— start of Dataset section —

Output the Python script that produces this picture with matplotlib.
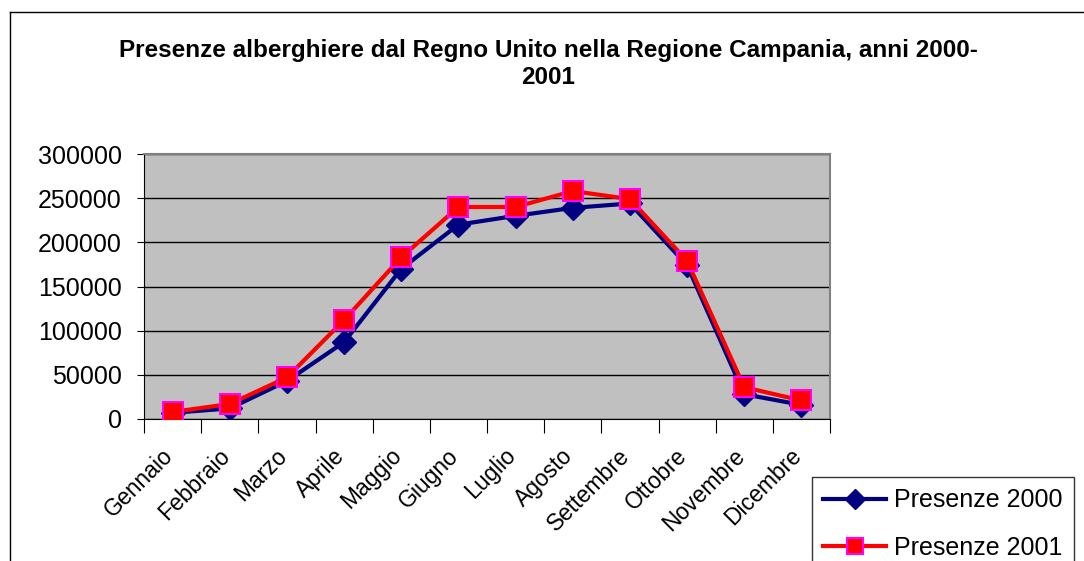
import numpy as np
import matplotlib.pyplot as plt
from matplotlib.lines import Line2D

plt.rcParams['font.family'] = ['Liberation Sans', 'DejaVu Sans']

mesi = ["Gennaio", "Febbraio", "Marzo", "Aprile", "Maggio", "Giugno",
        "Luglio", "Agosto", "Settembre", "Ottobre", "Novembre", "Dicembre"]
presenze_2000 = [7000, 12000, 43000, 87000, 170000, 220000,
                 230000, 239000, 244000, 174000, 28000, 16000]
presenze_2001 = [8000, 17000, 47000, 112000, 183000, 240000,
                 240000, 258000, 249000, 179000, 36000, 21000]

fig = plt.figure(figsize=(10.84, 5.61), dpi=100)
ax = fig.add_axes([144/1084, 1 - 419/561, (830 - 144)/1084, (419 - 154)/561])
ax.set_facecolor('#C0C0C0')

x = np.arange(len(mesi))
ax.plot(x, presenze_2000, color='#000080', lw=3, marker='D', ms=12,
        mfc='#000080', mec='#000080', label='Presenze 2000', zorder=3)
ax.plot(x, presenze_2001, color='#FF0000', lw=3, marker='s', ms=14,
        mfc='#FF0000', mec='#FF00FF', mew=1.5, label='Presenze 2001', zorder=4)

ax.set_xlim(-0.5, len(mesi) - 0.5)
ax.set_ylim(0, 300000)
ax.set_yticks(np.arange(0, 300001, 50000))
ax.tick_params(axis='y', labelsize=18, length=5, pad=11, color='black')
ax.yaxis.grid(True, color='black', lw=1)
ax.set_axisbelow(True)

# ticks between categories, labels slightly left of centres (as Excel does)
ax.set_xticks(np.arange(-0.5, len(mesi), 1))
ax.set_xticklabels([])
ax.tick_params(axis='x', which='major', length=10, color='black')
ax.set_xticks(x - 0.2, minor=True)
ax.set_xticklabels(mesi, minor=True, rotation=45, ha='right',
                   rotation_mode='anchor', fontsize=16.5)
ax.tick_params(axis='x', which='minor', length=0, pad=18)

for s in ['top', 'right']:
    ax.spines[s].set_color('#808080')
    ax.spines[s].set_linewidth(1.5)
for s in ['left', 'bottom']:
    ax.spines[s].set_color('black')

fig.text(548/1084, 1 - 51/561, "Presenze alberghiere dal Regno Unito nella Regione Campania, anni 2000-",
         ha='center', va='center', fontsize=17.5, fontweight='bold')
fig.text(548/1084, 1 - 78/561, "2001", ha='center', va='center',
         fontsize=17.5, fontweight='bold')

# chart area border
fig.add_artist(Line2D([10/1084, 1], [1 - 12/561, 1 - 12/561], color='black', lw=1))
fig.add_artist(Line2D([10/1084, 10/1084], [0, 1 - 12/561], color='black', lw=1))

leg = fig.legend(loc='upper left', bbox_to_anchor=(812/1084, 1 - 477/561),
                 borderaxespad=0, fontsize=18, frameon=True, fancybox=False,
                 handlelength=2.5, borderpad=0.45, labelspacing=0.95,
                 handletextpad=0.35, markerscale=0.85)
leg.get_frame().set_edgecolor('black')
leg.get_frame().set_linewidth(1)

fig.savefig('out.png', dpi=100)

— end of Dataset section —

Please take the lines from the beginning of the data above through the line holding "plt.rcParams['font.family'] = ['Liberation" and transcribe them exactly, without any pictures.

Output the Python script that produces this picture with matplotlib.
import numpy as np
import matplotlib.pyplot as plt
from matplotlib.lines import Line2D

plt.rcParams['font.family'] = ['Liberation Sans', 'DejaVu Sans']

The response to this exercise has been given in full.